Survey finds 81% confidence rating for PSNI
Police in Northern Ireland enjoy an 81% confidence rating, a survey has shown.
Four-fifths believe the PSNI treats Catholics and Protestants equally while three-quarters think the police do a good job.
It comes as Justice Minister David Ford ruled out a return to 50/50 recruitment despite reduced numbers of Catholic applicants.
He said: "Police accountability arrangements are important and 81% believe that the Policing Board helps ensure the police do a good job.
"The important role of the Police Ombudsman is highlighted, with almost 86% believing he is independent of police and 86% agreeing that the Ombudsman helps the police do a good job.
"Overall, I welcome this report and am confident that the important work the Chief Constable and his officers do on the ground in every community to help keep people safe contributes to these high results."
The results come from the Northern Ireland Crime Survey quarterly update, based on the 12 months to March 2015 published by the Department of Justice.

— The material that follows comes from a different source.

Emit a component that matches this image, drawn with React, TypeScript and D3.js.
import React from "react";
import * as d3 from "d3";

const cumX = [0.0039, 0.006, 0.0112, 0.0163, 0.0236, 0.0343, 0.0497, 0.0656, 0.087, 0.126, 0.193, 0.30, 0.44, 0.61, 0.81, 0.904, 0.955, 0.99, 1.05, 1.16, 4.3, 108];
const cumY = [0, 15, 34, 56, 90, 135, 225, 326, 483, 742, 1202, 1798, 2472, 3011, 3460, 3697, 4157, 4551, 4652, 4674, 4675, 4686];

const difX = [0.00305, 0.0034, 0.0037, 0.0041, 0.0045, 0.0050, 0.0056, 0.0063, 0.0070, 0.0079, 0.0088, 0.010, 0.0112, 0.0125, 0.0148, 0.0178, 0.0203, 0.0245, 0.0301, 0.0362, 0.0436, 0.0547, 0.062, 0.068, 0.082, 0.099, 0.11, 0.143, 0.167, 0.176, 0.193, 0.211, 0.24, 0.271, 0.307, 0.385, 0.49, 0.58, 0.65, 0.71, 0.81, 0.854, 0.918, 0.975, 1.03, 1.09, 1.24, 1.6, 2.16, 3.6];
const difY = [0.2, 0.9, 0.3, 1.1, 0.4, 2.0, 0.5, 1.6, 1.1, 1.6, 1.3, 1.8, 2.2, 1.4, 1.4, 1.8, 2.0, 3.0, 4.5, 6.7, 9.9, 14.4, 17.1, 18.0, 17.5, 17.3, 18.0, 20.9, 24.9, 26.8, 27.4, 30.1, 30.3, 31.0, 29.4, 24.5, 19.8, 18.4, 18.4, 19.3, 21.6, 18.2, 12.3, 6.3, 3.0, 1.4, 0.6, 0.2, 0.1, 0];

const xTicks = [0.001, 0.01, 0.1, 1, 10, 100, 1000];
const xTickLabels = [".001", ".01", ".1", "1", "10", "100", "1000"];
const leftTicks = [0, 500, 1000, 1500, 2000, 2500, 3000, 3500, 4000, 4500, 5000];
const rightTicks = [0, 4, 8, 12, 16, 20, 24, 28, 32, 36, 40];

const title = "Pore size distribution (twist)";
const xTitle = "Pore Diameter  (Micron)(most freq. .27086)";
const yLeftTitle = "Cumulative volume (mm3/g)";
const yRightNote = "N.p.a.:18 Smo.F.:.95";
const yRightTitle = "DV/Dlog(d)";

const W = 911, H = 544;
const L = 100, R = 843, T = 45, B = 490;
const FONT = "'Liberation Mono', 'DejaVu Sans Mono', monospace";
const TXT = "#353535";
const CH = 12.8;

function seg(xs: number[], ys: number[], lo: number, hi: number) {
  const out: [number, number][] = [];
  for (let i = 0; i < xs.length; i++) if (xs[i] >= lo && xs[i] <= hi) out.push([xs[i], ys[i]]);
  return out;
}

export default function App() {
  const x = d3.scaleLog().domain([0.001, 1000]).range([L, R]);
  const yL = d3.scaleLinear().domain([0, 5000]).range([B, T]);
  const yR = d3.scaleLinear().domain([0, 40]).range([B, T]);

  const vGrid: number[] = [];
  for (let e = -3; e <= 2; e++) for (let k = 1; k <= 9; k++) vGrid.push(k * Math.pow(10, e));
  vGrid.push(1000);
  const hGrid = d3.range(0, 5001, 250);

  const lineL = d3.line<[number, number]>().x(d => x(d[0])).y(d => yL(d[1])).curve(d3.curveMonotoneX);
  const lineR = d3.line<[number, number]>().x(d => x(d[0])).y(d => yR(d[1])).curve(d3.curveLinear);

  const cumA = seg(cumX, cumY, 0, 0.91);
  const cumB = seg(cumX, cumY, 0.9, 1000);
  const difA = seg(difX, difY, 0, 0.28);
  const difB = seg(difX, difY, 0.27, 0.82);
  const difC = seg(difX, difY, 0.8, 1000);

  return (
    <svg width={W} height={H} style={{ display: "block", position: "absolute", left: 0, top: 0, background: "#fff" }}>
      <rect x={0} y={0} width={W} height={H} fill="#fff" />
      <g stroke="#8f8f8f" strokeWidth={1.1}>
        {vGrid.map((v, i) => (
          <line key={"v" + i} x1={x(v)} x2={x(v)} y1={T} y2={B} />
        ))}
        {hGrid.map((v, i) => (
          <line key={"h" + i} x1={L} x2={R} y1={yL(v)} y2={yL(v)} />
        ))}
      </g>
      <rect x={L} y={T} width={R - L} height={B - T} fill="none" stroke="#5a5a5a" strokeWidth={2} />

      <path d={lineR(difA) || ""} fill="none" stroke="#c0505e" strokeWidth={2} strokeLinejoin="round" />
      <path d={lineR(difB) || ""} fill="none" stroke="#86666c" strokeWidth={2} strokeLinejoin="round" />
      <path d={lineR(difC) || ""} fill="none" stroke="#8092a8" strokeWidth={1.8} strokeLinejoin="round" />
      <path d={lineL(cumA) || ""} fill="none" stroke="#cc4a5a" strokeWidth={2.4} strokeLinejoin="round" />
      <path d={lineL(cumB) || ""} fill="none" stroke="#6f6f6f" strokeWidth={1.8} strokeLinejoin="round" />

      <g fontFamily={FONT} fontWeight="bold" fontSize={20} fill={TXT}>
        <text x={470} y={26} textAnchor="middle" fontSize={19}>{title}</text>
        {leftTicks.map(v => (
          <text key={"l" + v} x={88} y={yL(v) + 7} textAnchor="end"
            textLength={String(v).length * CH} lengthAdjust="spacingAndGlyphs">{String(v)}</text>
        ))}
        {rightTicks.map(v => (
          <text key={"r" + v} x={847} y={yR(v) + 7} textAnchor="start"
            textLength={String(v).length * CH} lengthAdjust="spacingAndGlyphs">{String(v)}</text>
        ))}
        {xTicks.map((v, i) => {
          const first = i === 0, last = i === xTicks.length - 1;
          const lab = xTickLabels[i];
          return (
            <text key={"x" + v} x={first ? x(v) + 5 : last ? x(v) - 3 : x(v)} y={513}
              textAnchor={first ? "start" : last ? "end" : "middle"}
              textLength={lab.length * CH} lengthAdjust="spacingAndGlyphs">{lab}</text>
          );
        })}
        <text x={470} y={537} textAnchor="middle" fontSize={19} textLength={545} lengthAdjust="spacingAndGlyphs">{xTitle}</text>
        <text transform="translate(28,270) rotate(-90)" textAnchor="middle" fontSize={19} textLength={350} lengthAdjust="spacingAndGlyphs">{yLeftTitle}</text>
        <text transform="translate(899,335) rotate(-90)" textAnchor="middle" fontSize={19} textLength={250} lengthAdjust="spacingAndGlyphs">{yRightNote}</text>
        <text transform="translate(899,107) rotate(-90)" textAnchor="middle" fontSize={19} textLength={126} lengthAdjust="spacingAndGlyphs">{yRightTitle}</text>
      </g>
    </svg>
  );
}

Mr Ford has ruled out a return to 50/50 PSNI recruitment to tackle a shortage of Catholic officer recruits.
He added: "I am keen that the PSNI should continue the great strides it has taken to create a police service that is representative of the wider community it serves.

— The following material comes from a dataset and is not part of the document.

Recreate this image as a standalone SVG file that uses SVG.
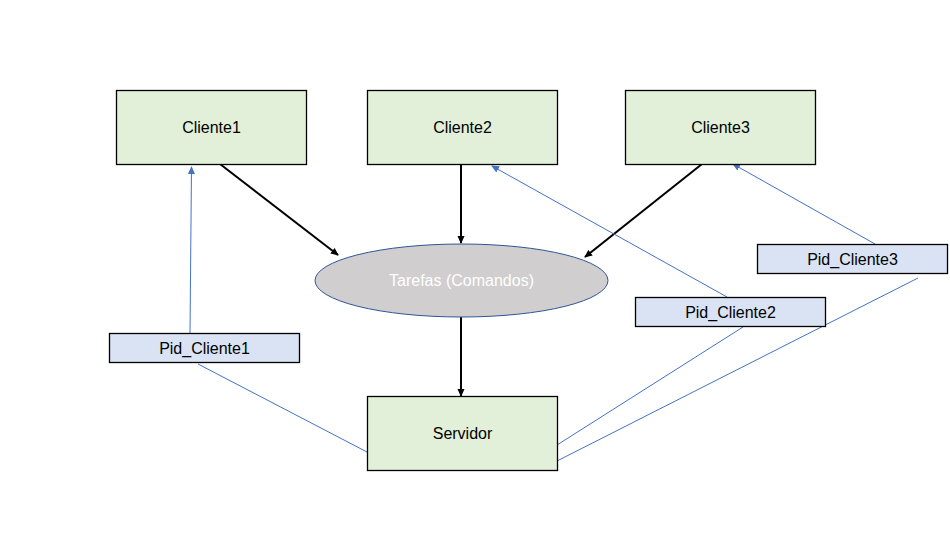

"I do not believe discrimination through the reintroduction of a 50/50 recruitment policy is the way to do it."
The recruitment scheme was introduced as part of the Patten report which reformed policing and rebalanced the largely Protestant RUC, operating from 2001 to 2011. It was designed to boost the number of Catholics in the force and brought the proportion up to about 30%.
During the period 2001-2011, 4,274 student officers were appointed. However a recent recruitment campaign, the first since 50/50 ended , has seen only 17% of Catholics entering the police, assistant chief constable Mark Hamilton said.